**Stated exercise**: Take every line from the first down to the line with "import plotly.graph_objects as go" and set it down exactly, without the pictures.

(Records with drawing code)
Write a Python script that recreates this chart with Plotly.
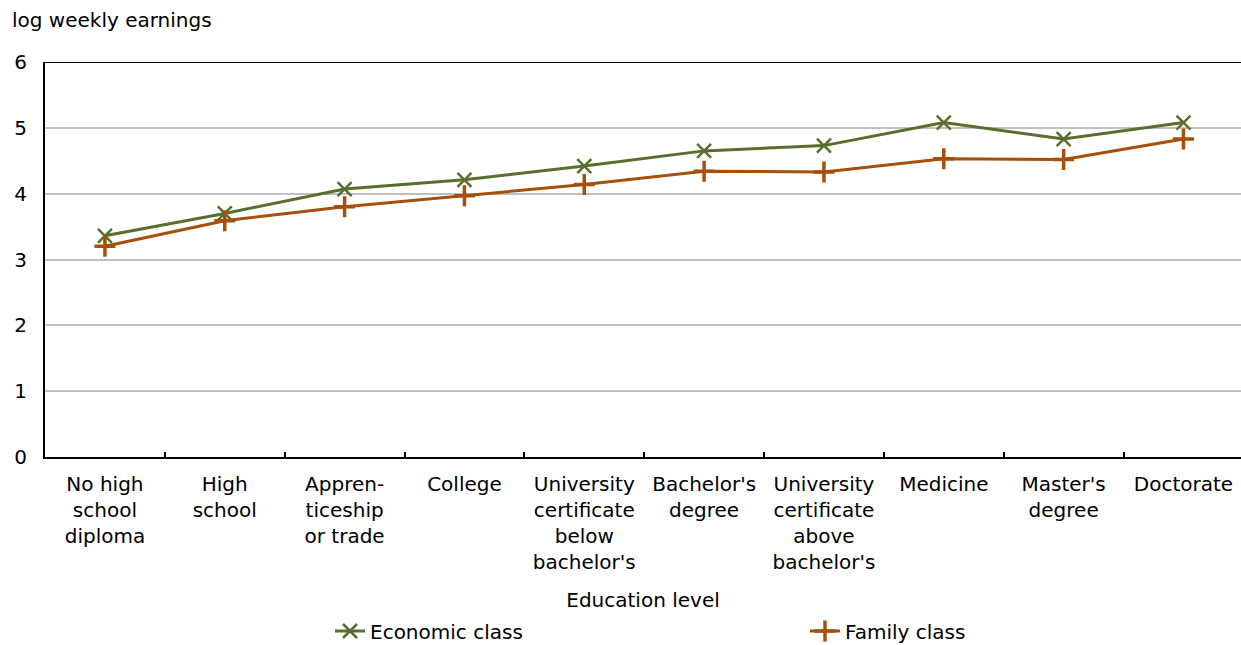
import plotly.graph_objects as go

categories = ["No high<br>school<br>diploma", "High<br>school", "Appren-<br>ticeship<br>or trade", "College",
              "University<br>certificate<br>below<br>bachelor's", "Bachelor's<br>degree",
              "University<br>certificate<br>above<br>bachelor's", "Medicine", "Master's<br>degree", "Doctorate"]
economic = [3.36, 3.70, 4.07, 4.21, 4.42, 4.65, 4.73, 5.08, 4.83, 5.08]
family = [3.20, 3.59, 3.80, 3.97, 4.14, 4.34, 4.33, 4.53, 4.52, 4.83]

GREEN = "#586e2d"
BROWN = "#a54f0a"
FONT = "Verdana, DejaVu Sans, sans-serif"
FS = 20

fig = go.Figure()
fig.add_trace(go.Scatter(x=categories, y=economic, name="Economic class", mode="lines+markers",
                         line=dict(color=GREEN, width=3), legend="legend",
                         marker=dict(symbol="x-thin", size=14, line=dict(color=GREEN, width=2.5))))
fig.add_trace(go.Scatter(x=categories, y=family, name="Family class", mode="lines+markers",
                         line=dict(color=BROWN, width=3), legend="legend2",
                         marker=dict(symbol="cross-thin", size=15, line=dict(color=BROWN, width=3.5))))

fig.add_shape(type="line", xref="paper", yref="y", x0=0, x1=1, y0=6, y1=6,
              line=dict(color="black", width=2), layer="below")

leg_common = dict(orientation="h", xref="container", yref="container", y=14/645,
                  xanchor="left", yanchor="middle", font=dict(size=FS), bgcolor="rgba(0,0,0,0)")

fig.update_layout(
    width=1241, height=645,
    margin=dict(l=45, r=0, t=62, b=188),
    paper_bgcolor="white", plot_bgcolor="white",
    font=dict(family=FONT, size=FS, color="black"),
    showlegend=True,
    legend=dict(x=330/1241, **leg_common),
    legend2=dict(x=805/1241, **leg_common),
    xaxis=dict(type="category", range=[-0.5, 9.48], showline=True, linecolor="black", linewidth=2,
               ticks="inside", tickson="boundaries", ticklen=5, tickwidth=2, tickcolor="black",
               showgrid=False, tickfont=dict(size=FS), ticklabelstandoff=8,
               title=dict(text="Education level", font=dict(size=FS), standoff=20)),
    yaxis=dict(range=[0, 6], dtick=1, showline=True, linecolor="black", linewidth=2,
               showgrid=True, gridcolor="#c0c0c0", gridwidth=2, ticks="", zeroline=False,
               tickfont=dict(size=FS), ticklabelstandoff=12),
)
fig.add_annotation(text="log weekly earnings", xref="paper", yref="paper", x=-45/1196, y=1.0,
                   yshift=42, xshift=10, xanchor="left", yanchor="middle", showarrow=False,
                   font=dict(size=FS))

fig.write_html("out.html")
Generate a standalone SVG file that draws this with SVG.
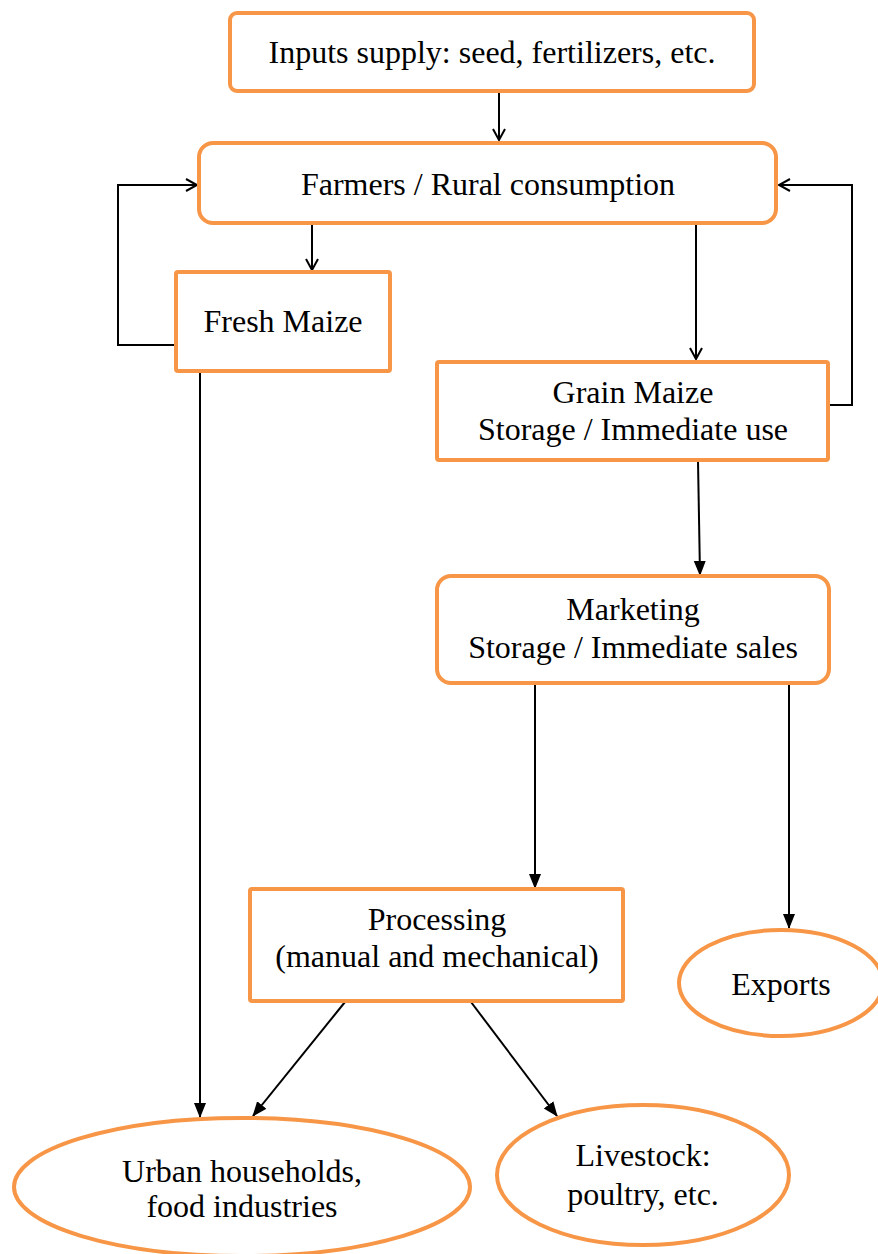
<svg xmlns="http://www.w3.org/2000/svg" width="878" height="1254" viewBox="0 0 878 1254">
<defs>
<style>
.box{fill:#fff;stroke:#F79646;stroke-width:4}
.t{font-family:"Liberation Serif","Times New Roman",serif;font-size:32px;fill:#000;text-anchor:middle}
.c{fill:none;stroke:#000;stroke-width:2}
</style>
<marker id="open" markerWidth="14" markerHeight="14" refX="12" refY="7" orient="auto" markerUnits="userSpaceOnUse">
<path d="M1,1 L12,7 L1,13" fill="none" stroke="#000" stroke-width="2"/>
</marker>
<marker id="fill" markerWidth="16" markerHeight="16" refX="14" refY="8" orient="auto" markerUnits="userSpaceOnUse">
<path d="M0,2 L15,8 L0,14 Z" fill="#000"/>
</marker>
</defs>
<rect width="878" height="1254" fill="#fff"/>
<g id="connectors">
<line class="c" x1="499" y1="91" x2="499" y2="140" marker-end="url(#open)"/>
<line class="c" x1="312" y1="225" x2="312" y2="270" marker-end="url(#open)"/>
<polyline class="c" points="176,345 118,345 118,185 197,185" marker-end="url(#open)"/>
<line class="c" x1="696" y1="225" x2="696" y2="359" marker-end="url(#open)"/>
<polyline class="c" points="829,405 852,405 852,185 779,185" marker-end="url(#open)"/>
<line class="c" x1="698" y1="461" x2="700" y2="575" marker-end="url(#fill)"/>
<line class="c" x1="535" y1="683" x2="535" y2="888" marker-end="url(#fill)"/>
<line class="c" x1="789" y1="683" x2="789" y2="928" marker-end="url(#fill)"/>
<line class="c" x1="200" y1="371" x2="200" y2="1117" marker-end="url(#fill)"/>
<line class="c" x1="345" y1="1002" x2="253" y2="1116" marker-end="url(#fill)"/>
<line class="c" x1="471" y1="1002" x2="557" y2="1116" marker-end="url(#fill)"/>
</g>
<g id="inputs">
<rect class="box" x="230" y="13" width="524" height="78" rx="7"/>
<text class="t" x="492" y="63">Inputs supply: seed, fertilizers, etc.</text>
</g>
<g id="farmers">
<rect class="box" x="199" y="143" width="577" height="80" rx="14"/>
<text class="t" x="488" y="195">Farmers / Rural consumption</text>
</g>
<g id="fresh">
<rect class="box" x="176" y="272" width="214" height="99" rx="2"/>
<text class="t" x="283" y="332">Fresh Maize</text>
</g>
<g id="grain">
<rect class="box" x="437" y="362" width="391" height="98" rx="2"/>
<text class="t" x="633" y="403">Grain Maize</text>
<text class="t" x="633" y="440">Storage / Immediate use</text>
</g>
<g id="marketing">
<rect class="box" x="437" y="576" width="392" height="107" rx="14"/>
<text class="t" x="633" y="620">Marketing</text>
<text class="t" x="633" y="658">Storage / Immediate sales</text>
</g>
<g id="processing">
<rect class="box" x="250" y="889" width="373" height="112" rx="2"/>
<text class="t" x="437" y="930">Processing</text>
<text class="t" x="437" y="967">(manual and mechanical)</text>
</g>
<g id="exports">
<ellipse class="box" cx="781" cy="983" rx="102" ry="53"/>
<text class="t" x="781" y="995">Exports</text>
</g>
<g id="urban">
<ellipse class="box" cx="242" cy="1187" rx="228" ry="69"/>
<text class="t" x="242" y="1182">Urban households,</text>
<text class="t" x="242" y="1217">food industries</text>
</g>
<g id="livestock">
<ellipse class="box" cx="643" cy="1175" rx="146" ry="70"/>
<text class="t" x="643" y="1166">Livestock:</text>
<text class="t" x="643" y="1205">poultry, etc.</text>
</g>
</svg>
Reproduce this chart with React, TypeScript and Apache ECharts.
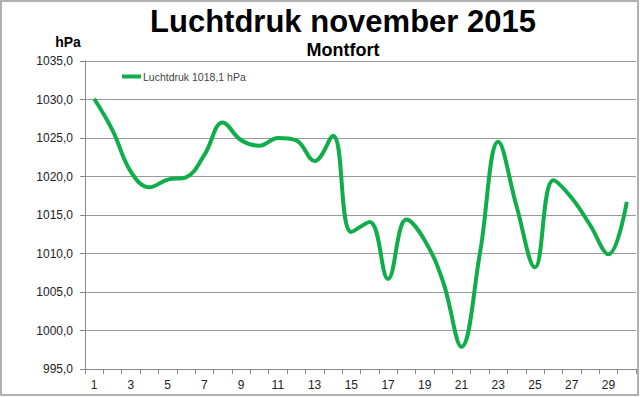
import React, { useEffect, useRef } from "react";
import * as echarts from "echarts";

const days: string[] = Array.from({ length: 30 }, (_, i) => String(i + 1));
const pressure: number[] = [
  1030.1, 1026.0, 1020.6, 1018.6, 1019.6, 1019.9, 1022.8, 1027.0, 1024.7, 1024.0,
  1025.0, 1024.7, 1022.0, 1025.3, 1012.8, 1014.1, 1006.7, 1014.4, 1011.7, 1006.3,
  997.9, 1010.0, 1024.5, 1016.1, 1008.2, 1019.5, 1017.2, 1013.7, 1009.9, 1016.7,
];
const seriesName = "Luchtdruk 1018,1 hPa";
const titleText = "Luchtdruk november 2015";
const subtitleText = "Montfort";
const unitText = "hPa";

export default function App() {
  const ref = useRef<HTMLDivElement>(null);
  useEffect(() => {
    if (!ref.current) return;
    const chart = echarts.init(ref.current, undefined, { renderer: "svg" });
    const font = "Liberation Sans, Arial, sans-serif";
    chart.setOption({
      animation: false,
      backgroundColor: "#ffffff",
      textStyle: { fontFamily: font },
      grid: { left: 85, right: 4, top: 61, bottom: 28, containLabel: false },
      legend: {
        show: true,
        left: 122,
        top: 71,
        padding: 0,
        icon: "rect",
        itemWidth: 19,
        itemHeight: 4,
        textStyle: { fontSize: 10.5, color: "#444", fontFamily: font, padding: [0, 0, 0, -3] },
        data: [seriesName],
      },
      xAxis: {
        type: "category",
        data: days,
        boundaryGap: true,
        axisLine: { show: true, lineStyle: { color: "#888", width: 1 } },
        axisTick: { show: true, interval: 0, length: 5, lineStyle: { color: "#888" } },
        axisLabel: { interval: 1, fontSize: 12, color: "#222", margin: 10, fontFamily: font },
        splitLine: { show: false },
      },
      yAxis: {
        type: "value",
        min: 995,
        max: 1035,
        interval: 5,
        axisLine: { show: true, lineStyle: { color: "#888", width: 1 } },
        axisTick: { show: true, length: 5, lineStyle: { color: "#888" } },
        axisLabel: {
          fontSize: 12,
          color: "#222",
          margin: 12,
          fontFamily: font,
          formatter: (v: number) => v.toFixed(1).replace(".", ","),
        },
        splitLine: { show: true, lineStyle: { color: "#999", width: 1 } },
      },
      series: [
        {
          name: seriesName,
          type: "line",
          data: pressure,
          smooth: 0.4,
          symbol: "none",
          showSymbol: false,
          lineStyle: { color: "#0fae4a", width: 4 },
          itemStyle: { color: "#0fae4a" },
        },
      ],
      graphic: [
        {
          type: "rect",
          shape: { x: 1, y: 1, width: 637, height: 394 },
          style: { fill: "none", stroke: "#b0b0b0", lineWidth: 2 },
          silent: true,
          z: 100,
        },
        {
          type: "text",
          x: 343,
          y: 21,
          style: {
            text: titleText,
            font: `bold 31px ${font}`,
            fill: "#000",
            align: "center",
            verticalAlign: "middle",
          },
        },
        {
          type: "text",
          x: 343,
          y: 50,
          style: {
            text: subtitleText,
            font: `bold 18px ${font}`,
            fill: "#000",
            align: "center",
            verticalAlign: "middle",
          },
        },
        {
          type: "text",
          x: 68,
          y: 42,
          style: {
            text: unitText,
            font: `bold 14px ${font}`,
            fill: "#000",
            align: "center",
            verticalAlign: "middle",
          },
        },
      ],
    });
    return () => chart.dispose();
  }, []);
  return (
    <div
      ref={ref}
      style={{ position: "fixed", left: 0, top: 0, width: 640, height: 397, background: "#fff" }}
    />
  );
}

**Complete output**:
Write a Python script that recreates this chart with Plotly.
import plotly.graph_objects as go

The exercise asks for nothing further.